• _Data section_:
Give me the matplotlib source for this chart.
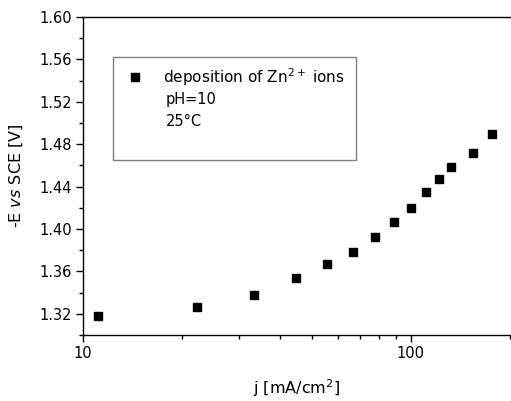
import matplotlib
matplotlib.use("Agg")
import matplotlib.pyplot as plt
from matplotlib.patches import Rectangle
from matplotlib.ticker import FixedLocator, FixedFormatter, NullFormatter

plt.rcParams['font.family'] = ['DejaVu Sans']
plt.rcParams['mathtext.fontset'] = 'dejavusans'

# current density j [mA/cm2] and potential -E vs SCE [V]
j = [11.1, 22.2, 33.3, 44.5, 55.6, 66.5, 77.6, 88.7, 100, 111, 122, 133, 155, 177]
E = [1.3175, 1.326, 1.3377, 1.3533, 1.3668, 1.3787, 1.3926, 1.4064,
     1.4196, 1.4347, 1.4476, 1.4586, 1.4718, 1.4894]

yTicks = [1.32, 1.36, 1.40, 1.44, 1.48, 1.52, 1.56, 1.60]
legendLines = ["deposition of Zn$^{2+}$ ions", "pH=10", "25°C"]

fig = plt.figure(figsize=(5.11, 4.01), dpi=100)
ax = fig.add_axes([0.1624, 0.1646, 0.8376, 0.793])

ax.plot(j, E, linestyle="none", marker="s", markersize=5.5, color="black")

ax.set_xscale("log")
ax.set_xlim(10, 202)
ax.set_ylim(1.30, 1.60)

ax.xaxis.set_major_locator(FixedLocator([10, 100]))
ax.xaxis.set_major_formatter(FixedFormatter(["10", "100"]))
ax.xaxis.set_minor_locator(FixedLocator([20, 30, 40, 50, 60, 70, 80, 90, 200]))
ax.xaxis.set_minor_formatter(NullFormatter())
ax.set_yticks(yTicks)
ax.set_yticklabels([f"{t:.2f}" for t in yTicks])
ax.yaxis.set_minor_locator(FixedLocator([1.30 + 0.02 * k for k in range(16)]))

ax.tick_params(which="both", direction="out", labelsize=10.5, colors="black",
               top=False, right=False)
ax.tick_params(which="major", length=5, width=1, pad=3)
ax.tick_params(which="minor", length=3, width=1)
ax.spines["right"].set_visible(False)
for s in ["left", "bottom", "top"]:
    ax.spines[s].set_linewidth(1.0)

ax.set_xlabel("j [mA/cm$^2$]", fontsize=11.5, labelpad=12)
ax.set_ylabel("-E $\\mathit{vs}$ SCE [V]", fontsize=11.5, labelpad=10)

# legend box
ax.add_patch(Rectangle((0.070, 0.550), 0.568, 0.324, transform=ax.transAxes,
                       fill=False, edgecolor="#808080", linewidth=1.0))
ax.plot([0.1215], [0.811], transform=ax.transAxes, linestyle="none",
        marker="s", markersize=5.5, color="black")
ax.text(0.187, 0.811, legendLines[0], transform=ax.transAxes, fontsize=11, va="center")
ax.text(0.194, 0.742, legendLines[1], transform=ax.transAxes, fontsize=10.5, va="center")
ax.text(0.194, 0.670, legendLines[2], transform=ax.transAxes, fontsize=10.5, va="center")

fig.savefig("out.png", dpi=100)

• _Problem details_: Copy out every line of the material above exactly, skipping the pictures.

• _Written reply_:
Give me the matplotlib source for this chart.
import matplotlib
matplotlib.use("Agg")
import matplotlib.pyplot as plt
from matplotlib.patches import Rectangle
from matplotlib.ticker import FixedLocator, FixedFormatter, NullFormatter

plt.rcParams['font.family'] = ['DejaVu Sans']
plt.rcParams['mathtext.fontset'] = 'dejavusans'

# current density j [mA/cm2] and potential -E vs SCE [V]
j = [11.1, 22.2, 33.3, 44.5, 55.6, 66.5, 77.6, 88.7, 100, 111, 122, 133, 155, 177]
E = [1.3175, 1.326, 1.3377, 1.3533, 1.3668, 1.3787, 1.3926, 1.4064,
     1.4196, 1.4347, 1.4476, 1.4586, 1.4718, 1.4894]

yTicks = [1.32, 1.36, 1.40, 1.44, 1.48, 1.52, 1.56, 1.60]
legendLines = ["deposition of Zn$^{2+}$ ions", "pH=10", "25°C"]

fig = plt.figure(figsize=(5.11, 4.01), dpi=100)
ax = fig.add_axes([0.1624, 0.1646, 0.8376, 0.793])

ax.plot(j, E, linestyle="none", marker="s", markersize=5.5, color="black")

ax.set_xscale("log")
ax.set_xlim(10, 202)
ax.set_ylim(1.30, 1.60)

ax.xaxis.set_major_locator(FixedLocator([10, 100]))
ax.xaxis.set_major_formatter(FixedFormatter(["10", "100"]))
ax.xaxis.set_minor_locator(FixedLocator([20, 30, 40, 50, 60, 70, 80, 90, 200]))
ax.xaxis.set_minor_formatter(NullFormatter())
ax.set_yticks(yTicks)
ax.set_yticklabels([f"{t:.2f}" for t in yTicks])
ax.yaxis.set_minor_locator(FixedLocator([1.30 + 0.02 * k for k in range(16)]))

ax.tick_params(which="both", direction="out", labelsize=10.5, colors="black",
               top=False, right=False)
ax.tick_params(which="major", length=5, width=1, pad=3)
ax.tick_params(which="minor", length=3, width=1)
ax.spines["right"].set_visible(False)
for s in ["left", "bottom", "top"]:
    ax.spines[s].set_linewidth(1.0)

ax.set_xlabel("j [mA/cm$^2$]", fontsize=11.5, labelpad=12)
ax.set_ylabel("-E $\\mathit{vs}$ SCE [V]", fontsize=11.5, labelpad=10)

# legend box
ax.add_patch(Rectangle((0.070, 0.550), 0.568, 0.324, transform=ax.transAxes,
                       fill=False, edgecolor="#808080", linewidth=1.0))
ax.plot([0.1215], [0.811], transform=ax.transAxes, linestyle="none",
        marker="s", markersize=5.5, color="black")
ax.text(0.187, 0.811, legendLines[0], transform=ax.transAxes, fontsize=11, va="center")
ax.text(0.194, 0.742, legendLines[1], transform=ax.transAxes, fontsize=10.5, va="center")
ax.text(0.194, 0.670, legendLines[2], transform=ax.transAxes, fontsize=10.5, va="center")

fig.savefig("out.png", dpi=100)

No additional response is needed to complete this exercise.